As Joseph Nixon was the 20 year old son of Zachariah and Martha Toms Nixon, the Nixon family was increasing its stake in the nascent county seat of Washington County, Indiana Territory.  Zachariah and Joseph Nixon now owned 5 lots near to the north line of DePauw’s plat near one of the family’s land patents on the edge on the emerging community of Salem.  The other lot that Joseph Nixon purchased must have been some expression of youthful rebellion as it was at the other end of the plat from his father’s lots and near to the lot that Town Trustee Thomas Beesley had made a down payment on to build his tavern.  The elder Nixon accepted this show of independence as any lot purchased in Salem was likely to make his land on Brock Creek abutting DePauw’s plat on the north more valuable.

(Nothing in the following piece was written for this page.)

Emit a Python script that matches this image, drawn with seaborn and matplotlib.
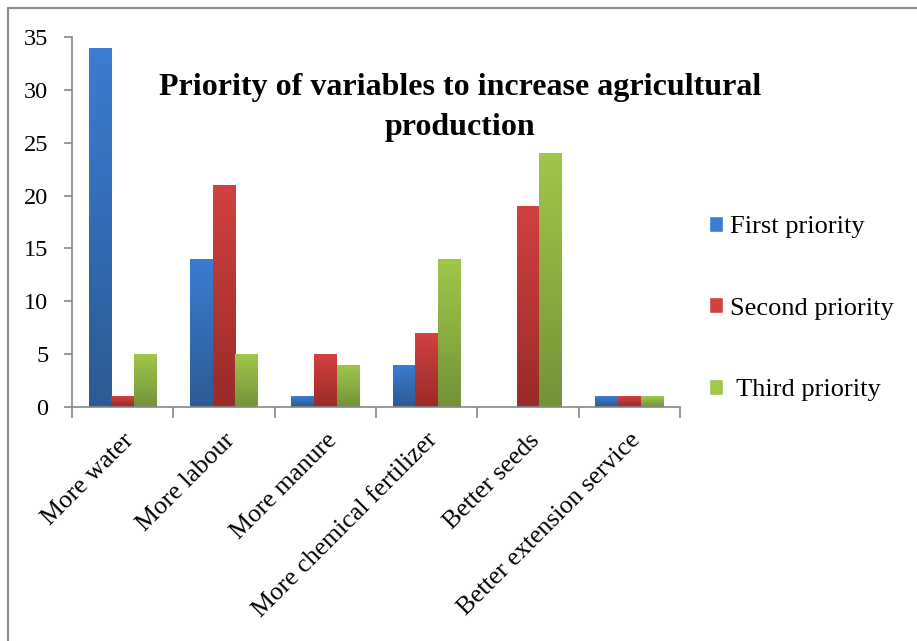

Now that Joseph Nixon had some land, his engagement to Ruth Lindley was soon to result in their marriage.  Ruth was the 15 year old daughter of Samuel and Mary Braxton Lindley.  As both families were part of the Quaker settlement in Washington County, the marriage had the blessing of both families.  Between his father’s large land holdings and his future father in law’s successful horse mill operating on the wagon road near Royse’s Lick, Joseph Nixon assumed that his prospects were good on the frontier of the Indiana Territory.

Joseph and Ruth Lindley Nixon began raising a large family quickly as 9 children were born in the next 12 years.  Tragically, Joseph died on May 18, 1828 at the age of 34.  Ruth’s extended family of parents, siblings and inlaws helped her raise the children for the next 5 years.  On January 31, 1833, Ruth married a young widower, Enoch Parr, whose family had come to Indiana from Rowan County NC.   Parr’s first wife, Nancy Carr, died in 1830 with several children surviving her.  They had been part of the Baptist Sharon Church congregation. The blending of Ruth’s 9 children with Enoch’s 6 must not have been a great challenge as they proceed to have another 7 children of their own.
Raising such a large family must have agreed with her as Ruth lived to the age of 90 and died near Harristown, In on June 17, 1889.